Face à cette omniprésence du "made in China" la réponse de nos dirigeants et des capitaines d'industrie est toujours la même : "nous devons innover et être plus compétitifs ! Regardez ce que font les Allemands !". Le constat, il est vrai, est imparable. Depuis quinze ans, nos parts de marché dans le commerce mondial ne cessent de fondre et nous sommes incapables de faire naître de nouveaux champions dans les secteurs les plus innovants. Mais cette innovation dont on ne cesse de nous rebattre les oreilles peut-elle suffire à enrayer notre déclin industriel ?

Les limites de notre compétitivité

Ce n'est évidemment pas en dressant à nos frontières des barrières tarifaires franches et massives que nous pourrons résoudre notre problème. Personne ne songe sérieusement à renouer avec les pratiques protectionnistes de Jules Méline, ancien ministre français de l’Agriculture qui, dans les années 1890, s'était mis en tête de repousser la concurrence étrangère sur les produits agricoles avec un résultat des plus médiocres : manque d'innovation, repli sur un marché intérieur, persistance dans une agriculture peu productive, retard à l'industrialisation…

Mais combien de temps pourrons-nous tenir en laissant notre marché ouvert tous azimuts à des produits fabriqués par des ouvriers gagnants trente ou quarante fois moins qu'un smicard ? Pour un ouvrier de 50 ans se retrouvant sur le carreau après que son employeur a délocalisé la production, le mot d'ordre de l'innovation est une chimère pour ne pas dire une foutaise.

L’exemple des quotas sur les voitures japonaises

Quelle forme de régulation commerciale envisager ? Souvenons-nous des quotas d'importation sur les voitures japonaises. Entre 1985 et 2000, seuls 3 % des immatriculations de voitures neuves étaient accessibles aux véhicules nippons.

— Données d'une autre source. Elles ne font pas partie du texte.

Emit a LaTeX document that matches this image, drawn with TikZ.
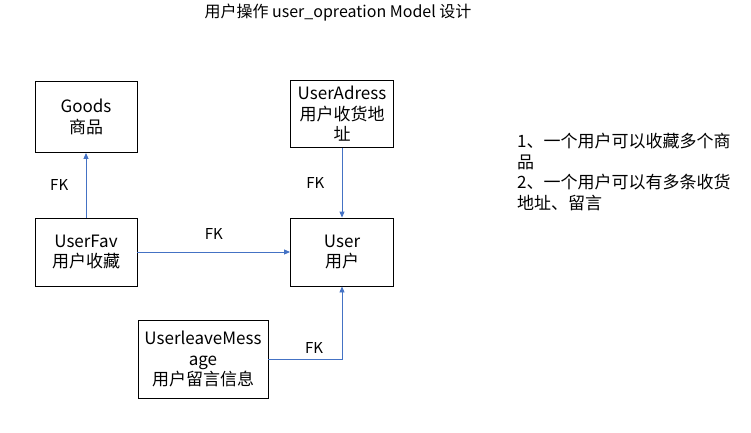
\documentclass[tikz,border=0pt]{standalone}
\usepackage{fontspec}
\setmainfont{Noto Sans CJK SC}
\usetikzlibrary{positioning,arrows.meta}

\definecolor{fkblue}{RGB}{68,114,196}
\tikzstyle{format}=[rectangle,draw,line width=0.9pt,fill=white,align=center,minimum width=102pt,minimum height=68pt,font=\fontsize{17pt}{20.5pt}\selectfont]
\tikzstyle{fk}=[draw=fkblue,line width=0.9pt,-{Triangle[length=6pt,width=5pt]}]
\tikzstyle{fklabel}=[font=\fontsize{15pt}{18pt}\selectfont]

\begin{document}
\begin{tikzpicture}[x=1pt,y=-1pt]
		\useasboundingbox (0,0) rectangle (751,432);
		\node[font=\fontsize{16pt}{18pt}\selectfont] (title) at (338,13) {用户操作 user\_opreation Model 设计};
		\node[format] (fav) at (86,252) {UserFav\\用户收藏};
		\node[format,minimum height=71pt,above of=fav,node distance=135pt] (goods){Goods\\商品};
		\node[format,minimum width=103pt,right of=fav,node distance=256pt] (user){User\\用户};
		\node[format,minimum width=103pt,minimum height=67pt,above of=user,node distance=138pt] (adress){UserAdress\\用户收货地\\址};
		\node[format,minimum width=130pt,minimum height=78pt] (message) at (203,359) {UserleaveMess\\age\\用户留言信息};
		\node[anchor=north west,align=left,inner sep=0pt,font=\fontsize{17pt}{20.5pt}\selectfont] (note) at (517,133) {1、一个用户可以收藏多个商\\品\\2、一个用户可以有多条收货\\地址、留言};
		\draw[fk] (fav)--node[fklabel,left=14pt]{FK}(goods);
		\draw[fk] (adress)--node[fklabel,left=14pt]{FK}(user);
		\draw[fk] (fav.east)--node[fklabel,above=9pt]{FK}(user.west);
		\draw[fk] (message.east)-|node[fklabel,pos=0.31,above=2pt]{FK}(user.south);
	\end{tikzpicture}
\end{document}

Pourquoi cette restriction ? Tout simplement parce qu’à l'époque notre industrie automobile souffrait d'un manque criant de compétitivité face aux Toyota, Nissan et autres Mitsubishi dont le rapport qualité-prix était imbattable.

Grâce à cette mesure provisoire et dont l'échéance était connue de tous, les constructeurs européens, français tout particulièrement, sont parvenus à produire des voitures de bien meilleure qualité pour un prix aussi compétitif que leurs concurrents japonais. De telles formes de régulation n'auraient rien d'aberrant pour permettre à notre industrie de rattraper son retard dans la course à l'innovation ou de procéder à la reconversion de ses secteurs les plus fragiles. Pour l'instant la gauche est la seule à envisager de lever le tabou en évoquant un "juste échange", qui implique de facto des mesures anciennement baptisées “protectionnistes”. Lui en laisser le monopole pourrait être une lourde erreur politique et économique.